Are headings separated naturally?
Are there pronunciation issues?
Does the content work when heard aloud?
Would someone keep listening?

This is where the sample-first workflow becomes useful.

For the preview step, I tested the cleaned input with an online audiobook generator before thinking about full-length output.

The value of this step is not simply generating audio. The value is validation.

A short sample can reveal whether the source text is ready for a longer generation process. It can also create a faster user feedback loop.

From a product perspective, this matters a lot.

If the user has to wait for a long audio file before hearing anything, the experience feels slow and risky. If the user can hear a short preview quickly, they can immediately decide whether to adjust the text, change the voice, or continue.

This reduces wasted generation time and improves the chance that the final output is actually usable.

Step 4: Review the Preview Like a Listener

After generating the preview, the user should not only ask one question:

“Does the voice sound realistic?”

That question is too narrow.

A voice can sound realistic and still produce a bad listening experience.

For long-form audio, the review checklist should be broader:

Can the listener follow the meaning without looking at the text?

Does the pacing feel natural?

Are pauses placed in the right places?

Does the structure make sense by ear?

Does dialogue sound clear?

Do headings and transitions feel separated?

Are there any pronunciation problems?

Is there formatting noise in the audio?

Would someone keep listening for another few minutes?

If the answer is no, the next step should often be input correction, not voice switching.

This was one of the biggest lessons from testing.

When AI narration sounds bad, the voice model is not always the problem. Sometimes the text was simply not prepared for listening.

A good product should help users understand that.

Instead of encouraging users to regenerate endlessly with different voices, the interface should help them improve the source text.

Step 5: Fix the Input Before Scaling the Output

Once the preview has been reviewed, the product should encourage users to fix problems early.

This may include:

Removing more formatting noise
Splitting long paragraphs
Adding clearer section breaks
Adjusting dialogue spacing
Rewriting one dense sentence
Checking pronunciation
Selecting a more difficult sample section
Trying a different pacing setting

This step is important because mistakes become more expensive at scale.

If one unusual name is pronounced incorrectly in a short sample, it can be fixed early. If the user generates a full audiobook first, that same issue may appear dozens of times.

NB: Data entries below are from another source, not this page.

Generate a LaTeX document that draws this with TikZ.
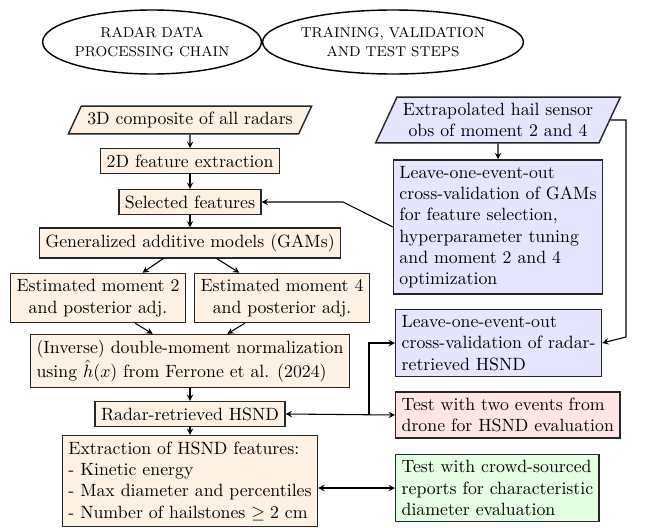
\documentclass[tikz,border=0pt]{standalone}
\usepackage{amsmath,amssymb}
\usetikzlibrary{shapes.geometric}

\begin{document}
\begin{tikzpicture}[x=0.5625pt,y=-0.5625pt,thick,>=stealth,
        title/.style={ellipse,draw,align=center,font=\footnotesize,inner sep=0pt,minimum height=36pt},
        rbox/.style={draw=black!85,fill=orange!10},
        bbox/.style={draw=black!85,fill=blue!10,align=left},
        para/.style={trapezium,trapezium left angle=65,trapezium right angle=115},
        link/.style={->,semithick}]
    \useasboundingbox (0,0) rectangle (652,528);
    % headings
    \node[title,minimum width=123pt] (head1) at (152,42) {RADAR DATA\\[1.5pt]PROCESSING CHAIN};
    \node[title,minimum width=146pt] (head2) at (393,42) {TRAINING, VALIDATION\\[1.5pt]AND TEST STEPS};
    % radar chain
    \node[rbox,para] (comp) at (190,120) {3D composite of all radars};
    \node[rbox] (feat) at (190,161) {2D feature extraction};
    \node[rbox] (sel) at (190,202) {Selected features};
    \node[rbox] (gam) at (190,243) {Generalized additive models (GAMs)};
    \node[rbox,align=center] (est2) at (98,298) {Estimated moment 2\\and posterior adj.};
    \node[rbox,align=center] (est4) at (282,298) {Estimated moment 4\\and posterior adj.};
    \node[rbox,align=left] (inv) at (190,361) {(Inverse) double-moment normalization\\using $\hat{h}(x)$ from Ferrone et al. (2024)};
    \node[rbox] (hsnd) at (190,414) {Radar-retrieved HSND};
    \node[rbox,align=left] (extr) at (190,481) {Extraction of HSND features:\\- Kinetic energy\\- Max diameter and percentiles\\- Number of hailstones $\geq 2$ cm};
    % training, validation, test
    \node[bbox,para,align=center] (obs) at (498,120) {Extrapolated hail sensor\\obs of moment 2 and 4};
    \node[bbox] (gamcv) at (498,227) {Leave-one-event-out\\cross-validation of GAMs\\for feature selection,\\hyperparameter tuning\\and moment 2 and 4\\optimization};
    \node[bbox,anchor=west] (radcv) at (395,343) {Leave-one-event-out\\cross-validation of radar-\\retrieved HSND};
    \node[rbox,fill=red!10,align=left,anchor=west] (drone) at (395,415) {Test with two events from\\drone for HSND evaluation};
    \node[rbox,fill=green!10,align=left,anchor=west] (crowd) at (395,488) {Test with crowd-sourced\\reports for characteristic\\diameter evaluation};
    \coordinate (kink) at (343,202);
    \coordinate (c1) at (626,120);
    \coordinate (c2) at (626,337);
    \coordinate (split) at (369,415);
    % arrows
    \draw[link] (comp) -- (feat);
    \draw[link] (feat) -- (sel);
    \draw[link] (sel) -- (gam);
    \draw[link] ([xshift=-15pt]gam.south) -- ([xshift=25pt]est2.north);
    \draw[link] ([xshift=15pt]gam.south) -- ([xshift=-24pt]est4.north);
    \draw[link] ([xshift=21pt]est2.south) -- ([xshift=-21pt]inv.north);
    \draw[link] ([xshift=-21pt]est4.south) -- ([xshift=21pt]inv.north);
    \draw[link] (inv) -- (hsnd);
    \draw[link] (hsnd) -- (extr);
    \draw[link] (obs) -- (gamcv);
    \draw[link] (gamcv.west) -- (kink) -- (sel.east);
    \draw[link] (obs.east) -- (c1) -- (c2) -- (radcv.east);
    \draw[link,<->] (hsnd.east) -- (drone.west);
    \draw[link] (split) |- (radcv.west);
    \draw[link,<->] (crowd.west -| extr.east) -- (crowd.west);
\end{tikzpicture}
\end{document}
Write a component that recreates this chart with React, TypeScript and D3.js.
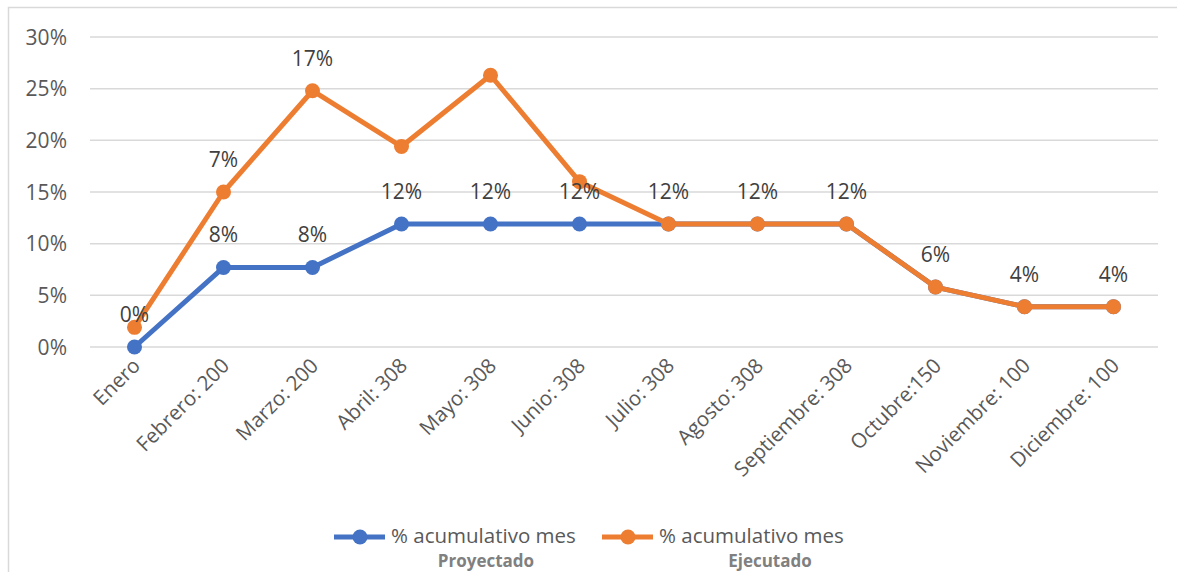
import * as d3 from 'd3'

const meses = [
  'Enero',
  'Febrero: 200',
  'Marzo: 200',
  'Abril: 308',
  'Mayo: 308',
  'Junio: 308',
  'Julio: 308',
  'Agosto: 308',
  'Septiembre: 308',
  'Octubre:150',
  'Noviembre: 100',
  'Diciembre: 100',
]
// % acumulativo mes - Proyectado
const proyectado = [0, 7.7, 7.7, 11.9, 11.9, 11.9, 11.9, 11.9, 11.9, 5.8, 3.9, 3.9]
// % acumulativo mes - Ejecutado
const ejecutado = [1.9, 15.0, 24.8, 19.4, 26.3, 16.0, 11.9, 11.9, 11.9, 5.8, 3.9, 3.9]
// data labels as shown in the chart (null = no label)
const etiquetasProy = ['0%', '8%', '8%', '12%', '12%', '12%', '12%', '12%', '12%', '6%', '4%', '4%']
const etiquetasEjec = [null, '7%', '17%', null, null, null, null, null, null, null, null, null]
const yTicks = [0, 5, 10, 15, 20, 25, 30]

const W = 1177
const H = 572
const AZUL = '#4472C4'
const NARANJA = '#ED7D31'
const FONT = '"Open Sans", "Noto Sans", sans-serif'

interface Pt {
  x: number
  y: number
}

const App = () => {
  const x = d3.scaleBand<string>().domain(meses).range([90, 1158])
  const y = d3.scaleLinear().domain([0, 30]).range([347, 37])
  const cx = (m: string) => (x(m) ?? 0) + x.bandwidth() / 2

  const line = d3
    .line<Pt>()
    .x((d) => d.x)
    .y((d) => d.y)

  const series = [
    { vals: proyectado, color: AZUL, labels: etiquetasProy },
    { vals: ejecutado, color: NARANJA, labels: etiquetasEjec },
  ]

  const legend = [
    { x0: 334, color: AZUL, sub: 'Proyectado', subX: 486 },
    { x0: 602, color: NARANJA, sub: 'Ejecutado', subX: 770 },
  ]

  return (
    <svg
      width={W}
      height={H}
      style={{ position: 'absolute', left: 0, top: 0, background: '#fff' }}
      fontFamily={FONT}
    >
      <rect x={8.5} y={7.5} width={W + 10} height={H + 10} fill="#fff" stroke="#d9d9d9" strokeWidth={1.5} />
      {yTicks.map((t) => (
        <g key={t}>
          <line x1={90} x2={1158} y1={y(t)} y2={y(t)} stroke="#d9d9d9" strokeWidth={1.5} />
          <text x={67} y={y(t)} dy="0.36em" textAnchor="end" fontSize={21} fill="#595959">
            {t}%
          </text>
        </g>
      ))}
      {meses.map((m) => (
        <text
          key={m}
          transform={`translate(${cx(m) + 2},${362}) rotate(-45)`}
          textAnchor="end"
          dy="0.35em"
          fontSize={20.5}
          fill="#595959"
        >
          {m}
        </text>
      ))}
      {series.map((s, i) => {
        const pts: Pt[] = meses.map((m, j) => ({ x: cx(m), y: y(s.vals[j]) }))
        return (
          <g key={i}>
            <path d={line(pts) ?? undefined} fill="none" stroke={s.color} strokeWidth={5} strokeLinejoin="round" />
            {pts.map((p, j) => (
              <circle key={j} cx={p.x} cy={p.y} r={7.5} fill={s.color} />
            ))}
          </g>
        )
      })}
      {series.map((s, i) =>
        meses.map((m, j) =>
          s.labels[j] ? (
            <text
              key={`${i}-${j}`}
              x={cx(m)}
              y={y(s.vals[j]) - 25}
              textAnchor="middle"
              fontSize={21}
              fill="#404040"
            >
              {s.labels[j]}
            </text>
          ) : null
        )
      )}
      {legend.map((l, i) => (
        <g key={i}>
          <line x1={l.x0} x2={l.x0 + 51} y1={537} y2={537} stroke={l.color} strokeWidth={5} />
          <circle cx={l.x0 + 26} cy={537} r={7.5} fill={l.color} />
          <text x={l.x0 + 57} y={536} dy="0.35em" fontSize={20.5} fill="#595959">
            % acumulativo mes
          </text>
          <text x={l.subX} y={561.5} dy="0.35em" textAnchor="middle" fontSize={17} fontWeight="bold" fill="#808080">
            {l.sub}
          </text>
        </g>
      ))}
    </svg>
  )
}

export default App
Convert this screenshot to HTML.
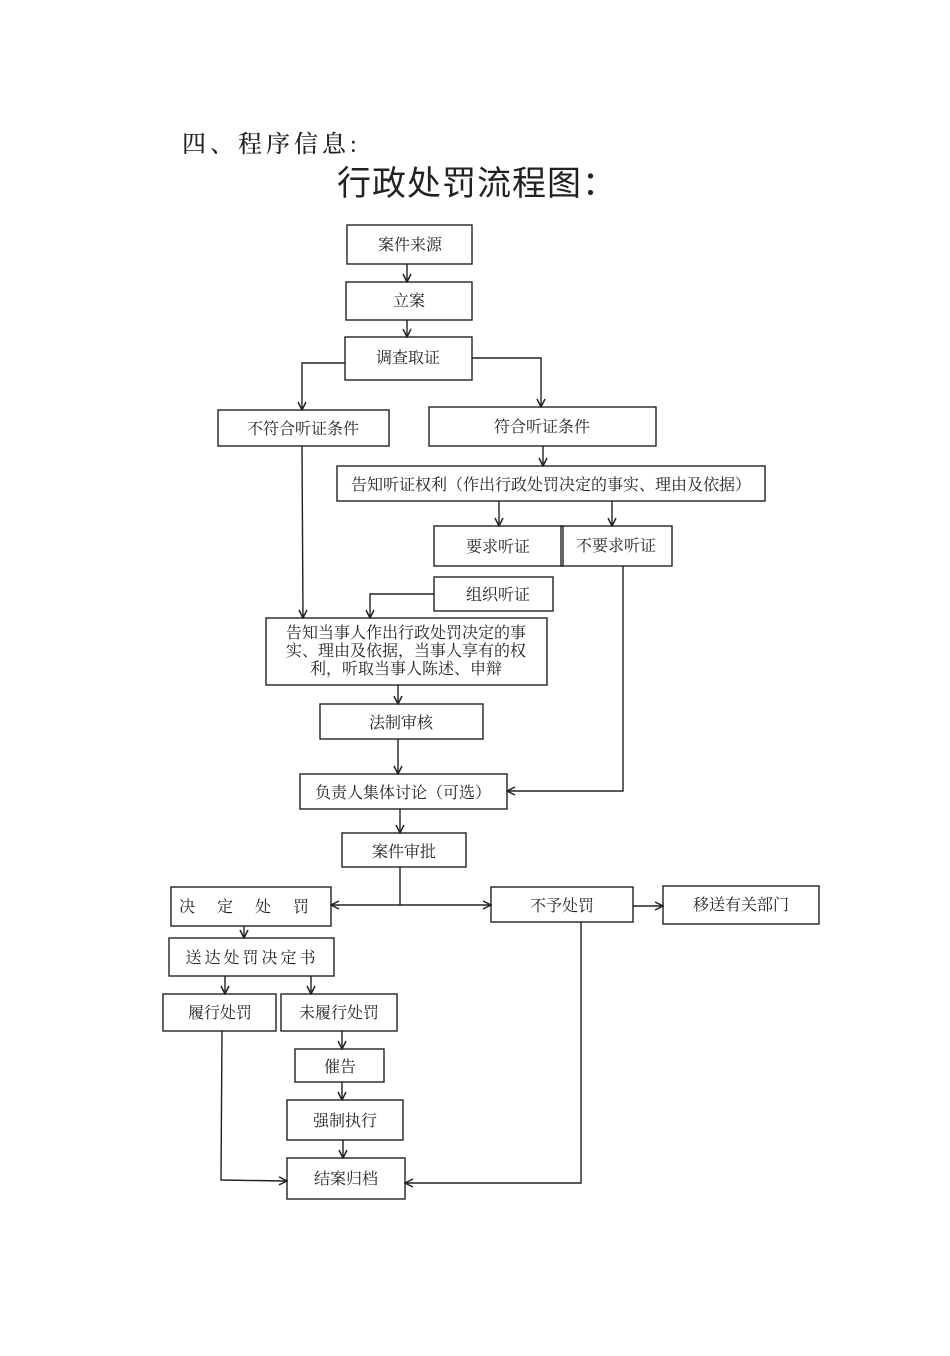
<!DOCTYPE html>
<html><head><meta charset="utf-8"><style>
html,body{margin:0;padding:0;background:#fff;}
svg{display:block}
text{font-family:"Liberation Serif","Noto Serif CJK SC",serif;font-size:16px;fill:#222;}
</style></head><body>
<svg width="950" height="1356" viewBox="0 0 950 1356" xmlns="http://www.w3.org/2000/svg">
<defs><marker id="a" markerWidth="10" markerHeight="10" refX="9" refY="5" orient="auto" markerUnits="userSpaceOnUse"><path d="M1,1 L9,5 L1,9" fill="none" stroke="#222" stroke-width="1.5"/></marker></defs>
<text x="182" y="152" style="font-size:24px;letter-spacing:4px;font-weight:500">四、程序信息:</text>
<text x="337" y="195" style="font-family:'Liberation Sans','Noto Sans CJK SC',sans-serif;font-size:34px;letter-spacing:1px">行政处罚流程图：</text>
<g fill="none" stroke="#222" stroke-width="1.4">
<rect x="347" y="225" width="125" height="39"/>
<rect x="346" y="282" width="126" height="38"/>
<rect x="345" y="337" width="127" height="43"/>
<rect x="218" y="410" width="171" height="36"/>
<rect x="429" y="407" width="227" height="39"/>
<rect x="337" y="466" width="428" height="35"/>
<rect x="434" y="526" width="129" height="40"/>
<rect x="561" y="526" width="111" height="40"/>
<rect x="434" y="577" width="119" height="34"/>
<rect x="266" y="618" width="281" height="67"/>
<rect x="320" y="704" width="163" height="35"/>
<rect x="300" y="774" width="207" height="35"/>
<rect x="342" y="833" width="124" height="34"/>
<rect x="171" y="887" width="160" height="39"/>
<rect x="491" y="887" width="142" height="35"/>
<rect x="663" y="886" width="156" height="38"/>
<rect x="169" y="938" width="165" height="38"/>
<rect x="163" y="994" width="113" height="37"/>
<rect x="281" y="994" width="116" height="37"/>
<rect x="295" y="1049" width="89" height="33"/>
<rect x="287" y="1100" width="116" height="40"/>
<rect x="287" y="1158" width="118" height="41"/>
</g>
<g fill="none" stroke="#222" stroke-width="1.4" marker-end="url(#a)">
<path d="M407,264 V282"/>
<path d="M407,320 V337"/>
<path d="M345,363 H302 V410"/>
<path d="M472,358 H541 V407"/>
<path d="M302,446 L303,618"/>
<path d="M543,446 V466"/>
<path d="M499,501 V526"/>
<path d="M612,501 V526"/>
<path d="M434,594 H370 V618"/>
<path d="M623,566 V791 H507"/>
<path d="M398,685 V704"/>
<path d="M398,739 V774"/>
<path d="M400,809 V833"/>
<path d="M400,867 V905 H491"/>
<path d="M400,905 H331"/>
<path d="M633,906 H663"/>
<path d="M244,926 V938"/>
<path d="M225,976 V994"/>
<path d="M311,976 V994"/>
<path d="M342,1031 V1049"/>
<path d="M342,1082 V1100"/>
<path d="M343,1140 V1158"/>
<path d="M222,1031 L221,1180 L287,1181"/>
<path d="M581,922 V1183 H405"/>
</g>
<g text-anchor="middle">
<text x="410" y="250">案件来源</text>
<text x="409" y="306">立案</text>
<text x="408" y="363">调查取证</text>
<text x="303" y="434">不符合听证条件</text>
<text x="542" y="432">符合听证条件</text>
<text x="551" y="490">告知听证权利（作出行政处罚决定的事实、理由及依据）</text>
<text x="498" y="552">要求听证</text>
<text x="616" y="551">不要求听证</text>
<text x="498" y="600">组织听证</text>
<text x="406" y="638">告知当事人作出行政处罚决定的事</text>
<text x="406" y="656">实、理由及依据，当事人享有的权</text>
<text x="406" y="674">利，听取当事人陈述、申辩</text>
<text x="401" y="728">法制审核</text>
<text x="403" y="798">负责人集体讨论（可选）</text>
<text x="404" y="857">案件审批</text>
<text x="255" y="912" style="letter-spacing:22px">决定处罚</text>
<text x="562" y="911">不予处罚</text>
<text x="741" y="910">移送有关部门</text>
<text x="252" y="963" style="letter-spacing:3px">送达处罚决定书</text>
<text x="220" y="1018">履行处罚</text>
<text x="339" y="1018">未履行处罚</text>
<text x="340" y="1072">催告</text>
<text x="345" y="1126">强制执行</text>
<text x="346" y="1184">结案归档</text>
</g>
</svg>
</body></html>
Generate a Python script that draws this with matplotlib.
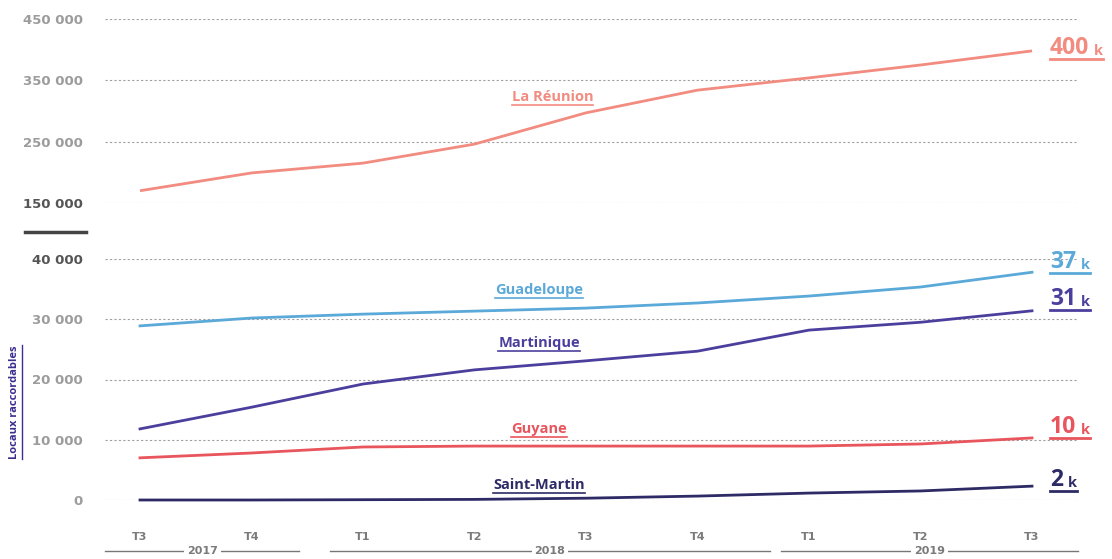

If paragraph structure feels too dense in a one-minute preview, the user can fix the text before generating a full chapter. If they skip preview and generate everything, they may need to redo the entire output.

A sample-first workflow reduces the cost of mistakes.

That is the main advantage.

It makes long-form generation safer.

What a Production Version Could Include

A production-ready long-form TTS system could go further than a simple preview button.

Here are a few features I would consider.

Automatic Text Cleanup

The system could detect common formatting problems and suggest cleanup before generation.

Examples:

Repeated headers
Page numbers
Broken line breaks
Table of contents fragments
Web navigation text
Empty lines
Duplicated headings

This would make the workflow easier for non-technical users.

Block-Level Generation

Instead of generating one huge audio file, the system could split text into blocks and generate each block separately.

This makes it easier to:

Retry failed blocks
Regenerate only one section
Review audio against source text
Cache completed sections
Stitch final audio later

Block-level generation also gives users more control.

Preview Queue

For longer text, previews could be handled through a lightweight queue.

The user submits a sample section, the system generates audio asynchronously, and the interface updates when the preview is ready.

This is especially useful if the backend uses slower or higher-quality TTS models.

Pronunciation Notes

Long-form content often contains names, technical terms, fictional places, or brand names.

A useful system could allow users to add pronunciation notes before generation.

This would be especially important for audiobooks, educational content, fantasy fiction, technical tutorials, and domain-specific material.

Review Interface

Instead of only returning an audio file, the product could provide a review panel.

For example:

Text block
Generated audio
Playback controls
Notes
Regenerate button
Voice settings
Status indicator

This turns audio generation into an editing workflow instead of a black-box conversion.

Audio Stitching

If the system generates block-level audio, it also needs a clean way to stitch blocks together.

The final output should maintain consistent volume, pacing, silence gaps, and chapter transitions.

This is where long-form audio production becomes more complex than simple TTS.

Why This Matters for User Experience

A sample-first workflow is not just a technical improvement.

It also improves product experience.

Users get value faster because they can hear a short sample before waiting for a full output.

Users feel safer because they can test the result before committing more time.

Users understand the process better because they see that text preparation matters.

The product can control costs because it avoids generating long audio files that users may immediately reject.

The backend becomes easier to manage because generation can happen in smaller units.

In other words, sample-first is better for both the user and the system.

 Final Thoughts

The biggest lesson I learned is that long-form text-to-audio should not be treated as one API call.

Short text can work that way.

Long text usually cannot.

For long-form narration, the quality of the output starts before the TTS model runs.

It starts with the input.

A good pipeline should help users clean the text, structure it into listening-friendly blocks, generate a short preview, review the sample, and fix problems before continuing.

The final workflow looks simple:

Clean the source text.
Split it into audio-friendly blocks.
Generate a short preview.
Review the sample like a listener.
Fix the input.
Continue to full generation.

That approach has been much more reliable than treating text-to-audio as a one-click conversion.

For developers building AI audio tools, the key insight is simple:

The quality of the audio starts before the audio is generated.